# The identity hash

Is there a string which, when hashed with md5, returns itself? Same for SHA-1 and all the other hash functions. I tried googling for it but I couldn’t find anything.

What a fascinating question (to which I don’t have an answer)

Thinking about a practical way to discover such a thing - it would be fairly easy to set up a brute-force test on a random seed string and keep feeding the result back into the input, keeping track of the results - One other possibly interesting scenario that might arise here is to get stuck in a loop - where a small set of results lead to each other in turn, then back to the first one.

MD5 produces a 128 bit result so you’d have to take at each possible 128 value, hash it, and compare the input to the output. Assuming a single computer doing 1000 checks/second, it would approx 10.8e28 years to find all possible collisions.

Mangetout: You’ve just given the naïve ‘solution’ to the Halting Problem (to wit: run it and see what happens). Turing is laughing up his sleeve at you.

Shalmanese: Perfect hash functions (a mathematical abstraction real hash functions attempt to emulate) are allowed to have fixed points, as I understand it, and knowing about them tells you no more about the function than knowing any other arbitrary input-output pair. The magic of a perfect hash function is that every input from the arbitrary-sized domain always has the same output within the fixed range, but given an output value it’s still impossible to calculate any input values that map to it. Caching arbitrary numbers of input-output pairs is not even helpful when the input value you desire isn’t already in your cache. Needless to say we still haven’t produced such a beast, but we can use the abstraction to prove weaknesses in other parts of the system ("Even if the hash function were perfect, it still breaks… "). Finding an easy way to answer this for real hash functions would involve breaking those functions, because otherwise the search (as per Mangetout) may never end.

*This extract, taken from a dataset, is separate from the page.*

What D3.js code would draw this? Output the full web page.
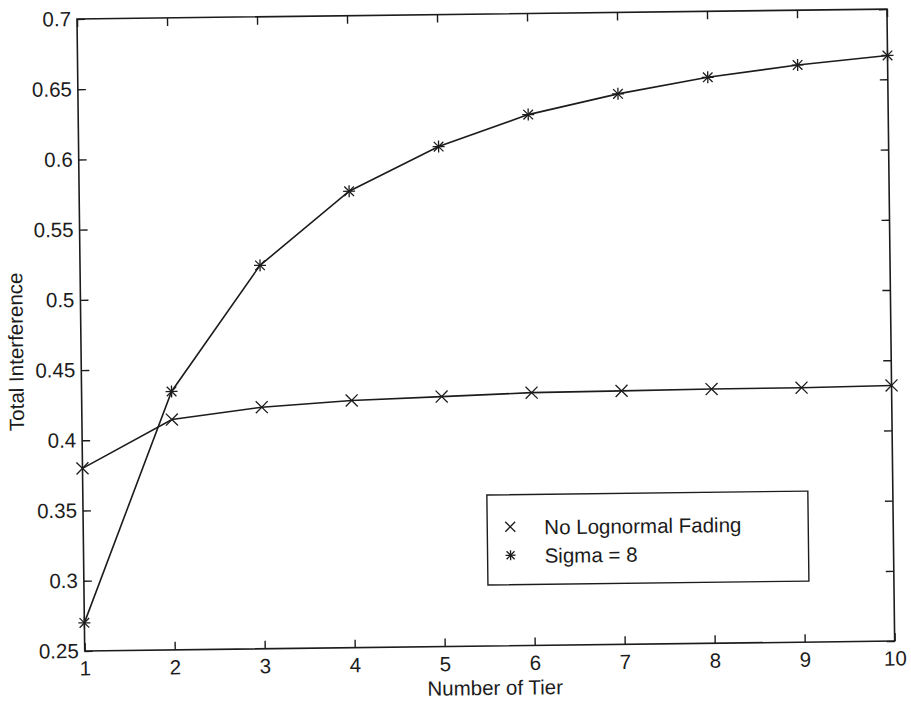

If you’re Googling, use the phrase “fixed point” rather than identity (as Derleth alluded to).

The brute-force search will halt eventually, assuming you’re methodical about it. The longest possible cycle is 2[sup]128[/sup]. If there are any MD5 cycles, they’re all limited to that — and, there can only be a finite number of them in total.

Still, I don’t think I’ll wait around for the brute-force search to finish. Or even make much of a start.

Likewise, you can brute-force the halting problem, for a computer only slightly smaller than the one you’re using. You just can’t use a computer to solve its own halting problem.

In case it wasn’t apparent, I wasn’t proposing a brute force search as any kind of efficient answer to the OP’s question - merely a thought experiment.

I think I’m right in saying that all possible cycles cannot add to more than 2[sup]128[/sup] steps either - or some of them would intersect (and would therefore be part of the same cycle)

Note that there is also a ‘fixed point attack’ on hash functions, which doesn’t apply here:

It’s a break in the function, but it isn’t what you’re looking for here.

Mangetout: OK, you’re right. In my defense, though, you did say ‘practical’. I don’t think waiting around for the generation of all possible 128-bit numbers is practical given the current methods of designing computer hardware.

Sure - no problem - I was thinking about how to do it. I wasn’t thinking of doing it though.

Since the range is finite, everything must eventually get stuck in a loop.
That loop might be kind of large.

Can’t help wondering if there would be any kind of pattern to the distribution and layout of the loops…

I’ve been thinking about this. Picture a bunch of rooted trees in the graph theoretical sense where all the edge are directed toward the root. The trees can come in all shapes and sizes. Now attach each root node to a directed cycle. There are a bunch of these cycles in many lengths to choose from.

Your hash is one such picture like this, but I’m not sure which one, and I don’t expect any additional structure than what I’ve given to be apparent, but I’m willing to be wrong about that.